The assurance comes amid severe coal and gas shortages faced by the power sector, leading to lower electricity generation in the country.
"The problem of fuel supply in both coal and gas-to power projects has been posing problems. The Ministries are working to reach a resolution of these problems in a time-bound manner. I hope we will see results in the next three weeks," the Prime Minister told a CII event.
Country's leading power producer NTPC had recently raised concerns about poor quality of coal being supplied to power plants.
NTPC had earlier said Coal India, which accounts for 80 percent of the domestic coal production, should not be given incentives that CIL gets for exceeding the minimum assured quantity in case it supplies inferior quality fuel to power plants.
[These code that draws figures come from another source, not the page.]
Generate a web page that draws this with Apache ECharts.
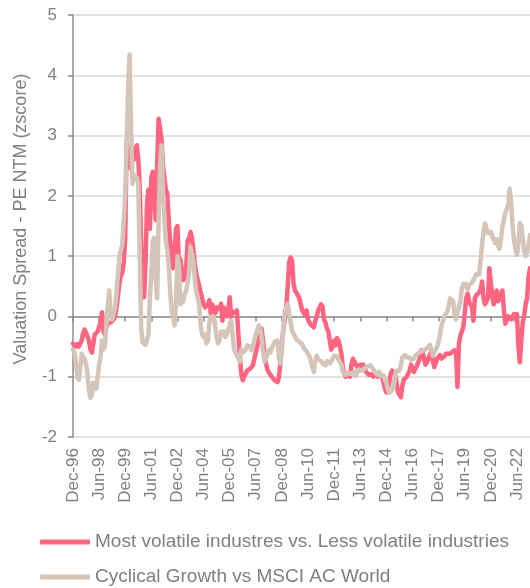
<!DOCTYPE html>
<html lang="en">
<head>
    <meta charset="UTF-8">
    <title>Valuation Spread</title>
    <script src="https://cdn.jsdelivr.net/npm/echarts@6/dist/echarts.min.js"></script>
    <style>
        body { margin: 0; padding: 0; background: #fff; }
        #chart { width: 530px; height: 588px; }
    </style>
</head>
<body>
<div id="chart"></div>
<script>
    // monthly series, Dec-96 onwards
    const startYear = 1996;
    const startMonth = 11; // December

    const volatileSpread = [
        -0.45, -0.48, -0.5, -0.46, -0.5, -0.45, -0.4, -0.28, -0.22, -0.27, -0.3, -0.4,
        -0.55, -0.6, -0.45, -0.3, -0.28, -0.25, -0.22, -0.1, 0.07, -0.25, -0.3, -0.18,
        -0.12, -0.15, -0.1, -0.08, -0.05, 0.0, 0.15, 0.35, 0.55, 0.68, 0.72, 0.9,
        1.3, 2.9, 2.75, 2.5, 2.45, 2.8, 2.6, 2.75, 2.84, 2.6, 2.15, 1.2,
        0.5, 0.32, 0.9, 1.87, 2.1, 1.45, 2.3, 2.4, 2.38, 1.6, 2.5, 3.28,
        3.25, 2.95, 2.5, 2.3, 2.1, 2.04, 1.6, 1.2, 0.95, 0.8, 1.1, 1.45,
        1.5, 0.85, 0.95, 0.92, 0.6, 0.65, 0.8, 1.25, 1.3, 1.4, 1.3, 1.1,
        0.87, 0.7, 0.6, 0.5, 0.4, 0.3, 0.2, 0.15, 0.12, 0.2, 0.27, 0.04,
        0.2, 0.22, 0.05, 0.15, 0.18, 0.12, 0.21, -0.07, 0.15, 0.1, 0.0, 0.1,
        0.32, 0.0, 0.08, 0.1, 0.06, 0.1, -0.3, -0.68, -0.95, -1.06, -1.0, -0.95,
        -0.9, -0.88, -0.87, -0.84, -0.81, -0.7, -0.6, -0.5, -0.35, -0.25, -0.2, -0.4,
        -0.65, -0.78, -0.88, -0.93, -0.95, -1.0, -1.02, -1.06, -1.05, -1.09, -1.0, -0.75,
        -0.45, -0.2, -0.05, 0.15, 0.5, 0.9, 0.98, 0.93, 0.55, 0.43, 0.42, 0.35,
        0.3, 0.2, 0.1, 0.08, 0.02, 0.1, -0.05, -0.1, -0.14, -0.12, -0.18, -0.07,
        0.0, 0.1, 0.15, 0.2, 0.16, -0.05, -0.1, -0.2, -0.25, -0.4, -0.55, -0.5,
        -0.4, -0.48, -0.36, -0.4, -0.5, -0.62, -0.84, -0.95, -1.0, -0.95, -0.92, -1.0,
        -0.79, -0.7, -0.73, -0.8, -0.84, -0.82, -0.8, -0.86, -0.8, -0.85, -0.92, -0.95,
        -0.97, -0.98, -0.96, -1.0, -0.98, -0.95, -1.0, -0.95, -0.98, -1.0, -1.1, -1.2,
        -1.26, -1.2, -1.1, -0.95, -0.9, -0.88, -0.95, -1.1, -1.25, -1.3, -1.34, -1.15,
        -1.05, -1.08, -1.0, -0.95, -0.9, -0.8, -0.85, -0.92, -0.9, -0.82, -0.79, -0.7,
        -0.56, -0.6, -0.7, -0.8, -0.76, -0.7, -0.67, -0.58, -0.73, -0.84, -0.78, -0.7,
        -0.67, -0.64, -0.7, -0.68, -0.66, -0.62, -0.6, -0.62, -0.64, -0.6, -0.58, -0.56,
        -0.6, -1.17, -0.45, -0.32, -0.25, -0.18, 0.04, 0.3, 0.38, 0.25, 0.28, 0.15,
        -0.07, 0.3, 0.35, 0.32, 0.4, 0.45, 0.58, 0.3, 0.2, 0.18, 0.3, 0.8,
        0.55, 0.35, 0.2, 0.35, 0.43, 0.25, 0.32, 0.3, 0.43, 0.1, -0.12, -0.1,
        0.0, 0.02, -0.05, 0.0, 0.04, -0.05, 0.04, -0.5, -0.76, -0.4, -0.1, 0.02,
        0.2, 0.3, 0.65, 0.8
    ];

    const cyclicalSpread = [
        -0.55, -0.6, -0.75, -1.0, -1.05, -0.85, -0.62, -0.6, -0.7, -0.8, -0.95, -1.23,
        -1.35, -1.3, -1.1, -1.15, -1.2, -1.0, -0.8, -0.67, -0.4, -0.55, -0.5, -0.12,
        0.2, 0.43, 0.0, -0.05, 0.05, 0.15, 0.4, 0.7, 1.0, 1.1, 1.2, 1.2,
        2.0, 2.9, 3.8, 4.35, 3.2, 2.2, 2.35, 2.37, 2.3, 2.2, 1.0, -0.2,
        -0.43, -0.46, -0.47, -0.45, -0.3, 0.3, 0.75, 1.25, 1.3, 0.6, 0.3, 1.6,
        2.5, 2.84, 2.1, 1.6, 1.25, 1.1, 0.85, 0.4, 0.1, 0.0, -0.15, 0.2,
        1.0, 0.85, 0.2, 0.2, 0.25, 0.38, 0.42, 0.43, 0.7, 1.15, 1.18, 0.93,
        0.6, 0.4, 0.3, 0.2, -0.15, -0.3, -0.34, -0.3, -0.45, -0.4, -0.1, 0.0,
        -0.05, 0.0, -0.15, -0.35, -0.45, -0.4, -0.25, -0.3, -0.25, -0.34, -0.3, -0.3,
        -0.15, -0.07, -0.3, -0.55, -0.6, -0.62, -0.7, -0.75, -0.55, -0.6, -0.62, -0.55,
        -0.48, -0.45, -0.5, -0.56, -0.5, -0.4, -0.3, -0.23, -0.15, -0.2, -0.35, -0.6,
        -0.75, -0.7, -0.62, -0.56, -0.6, -0.52, -0.48, -0.42, -0.45, -0.4, -0.7, -0.78,
        -0.55, -0.2, 0.1, 0.15, 0.21, 0.05, -0.1, -0.23, -0.29, -0.33, -0.38, -0.4,
        -0.42, -0.45, -0.46, -0.52, -0.51, -0.58, -0.6, -0.66, -0.75, -0.84, -0.92, -0.72,
        -0.65, -0.72, -0.73, -0.74, -0.78, -0.8, -0.81, -0.74, -0.76, -0.78, -0.74, -0.7,
        -0.65, -0.64, -0.66, -0.72, -0.7, -0.8, -0.92, -0.95, -0.97, -1.0, -0.94, -0.96,
        -0.95, -0.94, -0.92, -0.98, -0.95, -0.88, -0.86, -0.9, -0.9, -0.86, -0.84, -0.83,
        -0.82, -0.81, -0.79, -0.88, -0.92, -0.95, -0.97, -0.92, -0.98, -1.0, -0.98, -1.05,
        -1.1, -1.2, -1.27, -1.25, -1.22, -1.15, -1.0, -0.9, -0.88, -0.9, -0.8, -0.68,
        -0.66, -0.64, -0.68, -0.66, -0.68, -0.72, -0.75, -0.7, -0.65, -0.63, -0.61, -0.6,
        -0.58, -0.57, -0.56, -0.54, -0.53, -0.5, -0.47, -0.55, -0.65, -0.6, -0.55, -0.5,
        -0.42, -0.3, -0.15, -0.08, 0.0, 0.0, 0.08, 0.18, 0.3, 0.28, 0.25, 0.02,
        -0.05, 0.08, 0.15, 0.25, 0.46, 0.54, 0.5, 0.54, 0.45, 0.52, 0.54, 0.56,
        0.6, 0.63, 0.7, 0.7, 0.7, 0.95, 1.2, 1.4, 1.54, 1.45, 1.38, 1.35,
        1.4, 1.33, 1.3, 1.22, 1.28, 1.18, 1.12, 1.28, 1.5, 1.6, 1.72, 1.78,
        1.85, 2.12, 1.9, 1.5, 1.25, 1.12, 1.02, 1.2, 1.55, 1.5, 1.3, 1.08,
        1.0, 1.05, 1.2, 1.35
    ];

    const seriesNames = [
        'Most volatile industres vs. Less volatile industries',
        'Cyclical Growth vs MSCI AC World'
    ];

    // month labels like Dec-96
    const monthNames = ['Jan', 'Feb', 'Mar', 'Apr', 'May', 'Jun', 'Jul', 'Aug', 'Sep', 'Oct', 'Nov', 'Dec'];
    const months = volatileSpread.map((v, i) => {
        const m = startMonth + i;
        const y = startYear + Math.floor(m / 12);
        return monthNames[m % 12] + '-' + String(y % 100).padStart(2, '0');
    });

    const font = 'Arial, "Liberation Sans", sans-serif';
    const grey = '#7f7f7f';

    const chart = echarts.init(document.getElementById('chart'));
    chart.setOption({
        animation: false,
        textStyle: { fontFamily: font },
        grid: { left: 73, right: 0, top: 15, bottom: 151 },
        legend: {
            orient: 'vertical',
            left: 40,
            top: 531,
            height: 80,
            padding: 0,
            itemWidth: 50,
            itemHeight: 5,
            itemGap: 13,
            icon: 'roundRect',
            textStyle: { fontSize: 19, color: grey, fontFamily: font, lineHeight: 22 },
            data: seriesNames
        },
        xAxis: [
            {
                // labels along the bottom
                type: 'category',
                data: months,
                boundaryGap: false,
                axisLine: { show: false, onZero: false },
                axisTick: { show: false },
                axisLabel: {
                    interval: 17,
                    rotate: 90,
                    margin: 11,
                    fontSize: 17,
                    color: grey,
                    fontFamily: font
                },
                splitLine: { show: false }
            },
            {
                // axis line + ticks crossing at zero
                type: 'category',
                data: months,
                boundaryGap: false,
                position: 'bottom',
                axisLine: { show: true, onZero: true, lineStyle: { color: '#8c8c8c', width: 1.5 } },
                axisTick: { show: true, interval: 17, length: 5, lineStyle: { color: '#8c8c8c', width: 1.5 } },
                axisLabel: { show: false },
                splitLine: { show: false }
            }
        ],
        yAxis: {
            type: 'value',
            min: -2,
            max: 5,
            interval: 1,
            name: 'Valuation Spread - PE NTM (zscore)',
            nameLocation: 'middle',
            nameGap: 43,
            nameTextStyle: { fontSize: 18, color: grey, fontFamily: font, padding: [0, 0, 0, 14] },
            axisLine: { show: true, lineStyle: { color: '#8c8c8c', width: 1.5 } },
            axisTick: { show: true, length: 5, lineStyle: { color: '#8c8c8c', width: 1.5 } },
            axisLabel: { fontSize: 17, color: grey, margin: 16, fontFamily: font },
            splitLine: { lineStyle: { color: '#d9d9d9', width: 1.5 } }
        },
        series: [
            {
                name: seriesNames[0],
                type: 'line',
                data: volatileSpread,
                showSymbol: false,
                color: '#ff6480',
                lineStyle: { width: 4.5, cap: 'round', join: 'round' }
            },
            {
                name: seriesNames[1],
                type: 'line',
                data: cyclicalSpread,
                showSymbol: false,
                color: '#d5c4b8',
                lineStyle: { width: 4.5, cap: 'round', join: 'round' }
            }
        ]
    });
</script>
</body>
</html>
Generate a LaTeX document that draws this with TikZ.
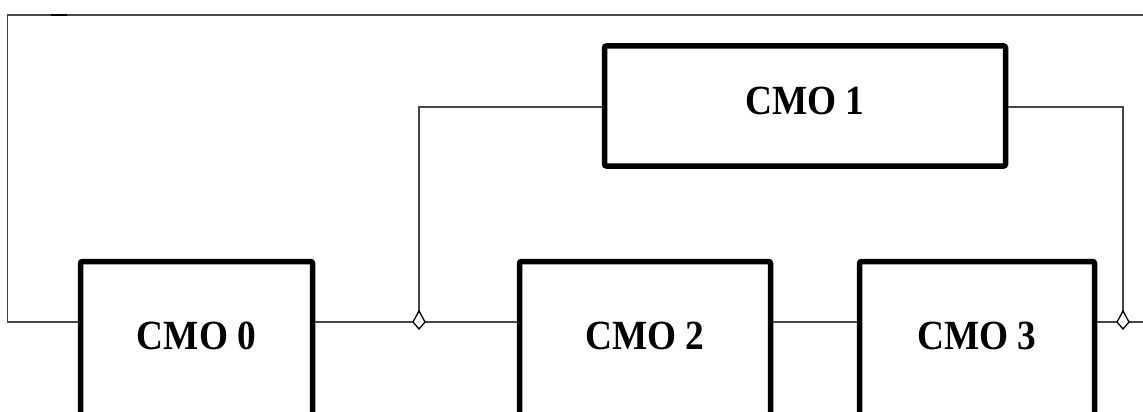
\documentclass[tikz,border=0pt]{standalone}
\usepackage{fontspec}
\usetikzlibrary{calc}
\newfontfamily\cmofont[FakeStretch=0.9]{Liberation Serif}
\begin{document}
\begin{tikzpicture}[x=1pt,y=-1pt,
  cmo/.style={draw=black, line width=5.5pt, rounded corners=2pt, fill=white, inner sep=0pt},
  lbl/.style={font=\cmofont\fontsize{41.5}{41.5}\selectfont\bfseries, inner sep=0pt},
  wire/.style={draw=black!72, line width=1.3pt},
  kite/.style={draw=black, line width=1.3pt, fill=white, line join=miter}]
\useasboundingbox (0,0) rectangle (1143,412);
\begin{scope}
\clip (0,0) rectangle (1143,412);
% named points
\coordinate (bus) at (0,322);
\coordinate (topL) at (7.5,15);
\coordinate (topR) at (1143,15);
\coordinate (busL) at (7.5,322);
\coordinate (busR) at (1143,322);
\coordinate (d1) at (419,322);
\coordinate (d2) at (1123,322);
% boxes (bottom edges run below the picture)
\node[cmo, minimum width=232, minimum height=170] (c0) at (196.5,346.5) {};
\node[cmo, minimum width=251, minimum height=170] (c2) at (645,346.5) {};
\node[cmo, minimum width=235, minimum height=170] (c3) at (977,346.5) {};
\node[cmo, minimum width=401, minimum height=120] (c1) at (805,106) {};
% wires
\draw[wire] (topR) -- (topL) -- (busL) -- (c0.west |- bus);
\draw[wire] (c0.east |- bus) -- (d1) -- (c2.west |- bus);
\draw[wire] (c2.east |- bus) -- (c3.west |- bus);
\draw[wire] (c3.east |- bus) -- (d2) -- (busR);
\draw[wire] (c1.west |- 0,107) -| (d1);
\draw[wire] (c1.east |- 0,107) -| (d2);
\draw[black, line width=2pt] (51,15) -- (67,15);
% junction kites
\foreach \d in {d1,d2}
  \draw[kite] ($(\d)+(0,-11)$) -- ($(\d)+(6,0)$) -- ($(\d)+(0,7)$) -- ($(\d)+(-6,0)$) -- cycle;
% labels
\node[lbl] (t0) at (196.5,336) {CMO 0};
\node[lbl] (t2) at (645,336) {CMO 2};
\node[lbl] (t3) at (977,336) {CMO 3};
\node[lbl] (t1) at (805,101) {CMO 1};
\end{scope}
\end{tikzpicture}
\end{document}
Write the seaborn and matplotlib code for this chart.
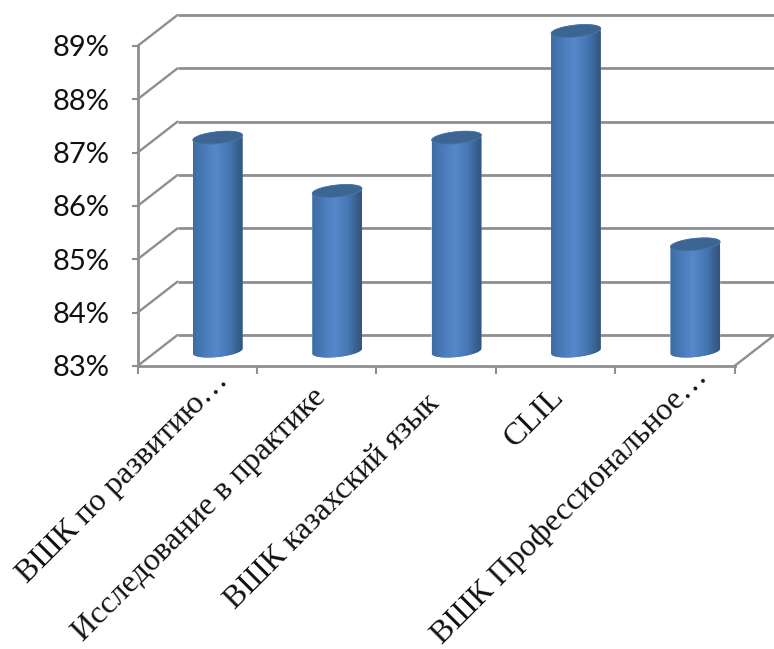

As per the fuel supply agreement (FSA), if CIL supplies more than the minimum assured quantity of 80 per cent of the total order to its clients, then the company is provided with some incentives.
Now, some power producers want that if the quality of the fuel supplied is not up to the mark then there should not be any incentives for the coal major.
"There are only one or two issues that remain to be sorted out, and one of them is the quality of coal," NTPC Chairman and Managing Director Arup Roy Choudhury had said.
"We cannot sign an FSA without knowing what is the quality of the coal, but if they (Coal India) give low quality coal to us they should not be incentivised, this is one big issue which remains to be sorted out," Choudhury said.
CIL has so far signed fuel supply pacts with 56 power plants.
The deadline set by the Prime Minister's Office for signing of FSAs between CIL and power producers expired in January. Meanwhile, Choudhury had also said the coal mining sector has not kept pace with power generation.
India recorded a peak power deficit -- shortage in electricity supply when the demand is at its highest -- of 7.9 percent in February, according to the latest data by Central Electricity Authority (CEA).
Out of the country's peak power demand estimated at 1,26,439 MW during February, as much as 1,16,495 MW was met. Demand in January was 1,32,948 MW, of which 1,17,790 MW was met, according to the data.